The inverse of the complex exponential function
- The complex exponential function \(\exp\) maps every original \(z\) onto a unique image if \(-\pi\lt \mathrm{Im}(z)\le \pi\). More formally, we call the complex exponential function \(\exp\) injective on the domain \(\left\{z\in\mathbb{C}\mid -\pi\lt \mathrm{Im}(z)\le\pi\right\}\) .
- The range of \(\exp\) in this domain is the set of all complex numbers unequal to \(0\). Thus, the range is equal to \(\mathbb{C}\setminus\{0\}\).
- The principal branch of the complex logarithm \(\ln\) is the inverse function of the complex exponential function limited to \(\left\{z\in\mathbb{C}\mid -\pi\lt \mathrm{Im}(z)\le\pi\right\}\). So, the domain of the principal branch of \(\ln\) is the set of all complex numbers unequal to #0# and the range consists of all complex numbers \(z\) with \(-\pi\lt \mathrm{Im}(z)\le \pi\).
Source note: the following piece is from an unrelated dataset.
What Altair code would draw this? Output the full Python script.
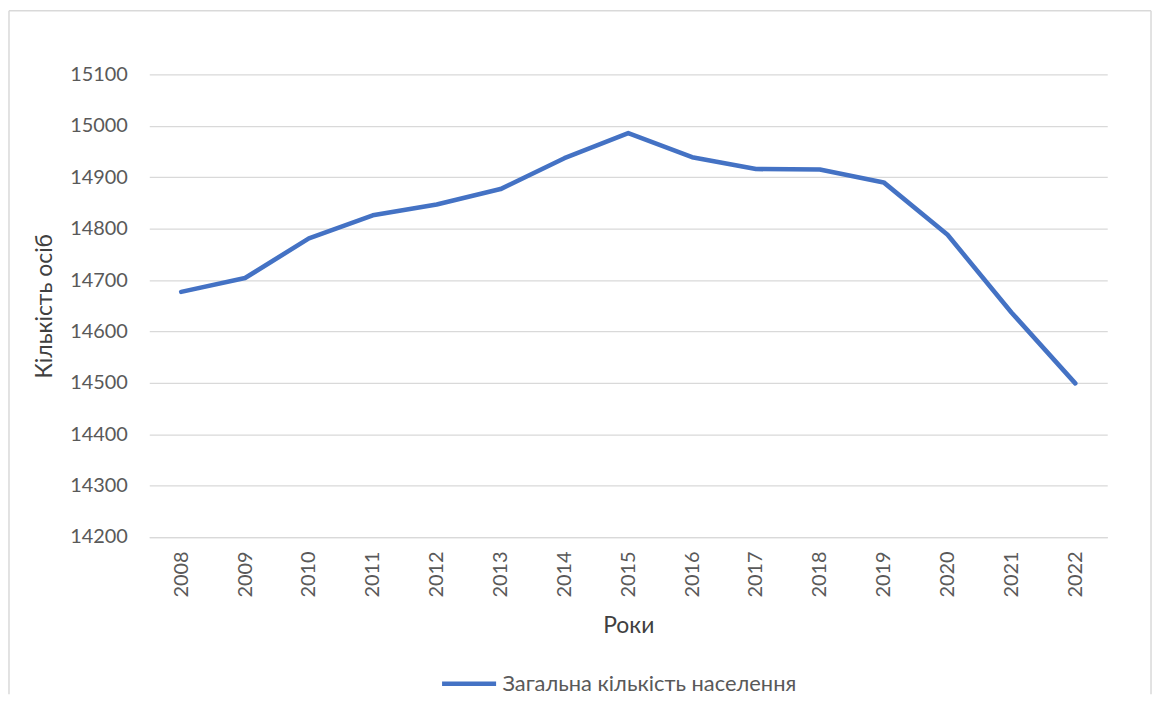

For the maths enthusiast we give the proof.
Let \(z\) and \(w\) be complex numbers with \(\exp(z)=\exp(w)\). Then \(e^z=\e^w\) and because of the calculation rules for complex powers \(\e^{z-w}=1\). The definition of the complex exponential function teaches us that \[\begin{aligned}e^{\mathrm{Re}(z-w)} &=\left|\e^{z-w}\right|=\left| 1\right|=1\\ \mathrm{Im}(z-w) &=\arg\left(e^{z-w}\right)=0\pmod{2\,\pi}\end{aligned}\] Thus \[z-w=\mathrm{Re}(z-w)+\mathrm{Im}(z-w)\cdot\ii=0\pmod{2\,\pi\,\ii}\] Thus \[z=w\pmod{2\,\pi\,\ii}\] If \(z\) and \(w\) are both in the domain \(\left\{z\in\mathbb{C}\mid -\pi\lt \mathrm{Im}(z)\le\pi\right\}\), then their imaginary parts differ less than \(2\,\pi\) from each other, so that they must be equal. This proves \(z=w\), and thus the injectivity of \(\exp\) as a function on the given domain.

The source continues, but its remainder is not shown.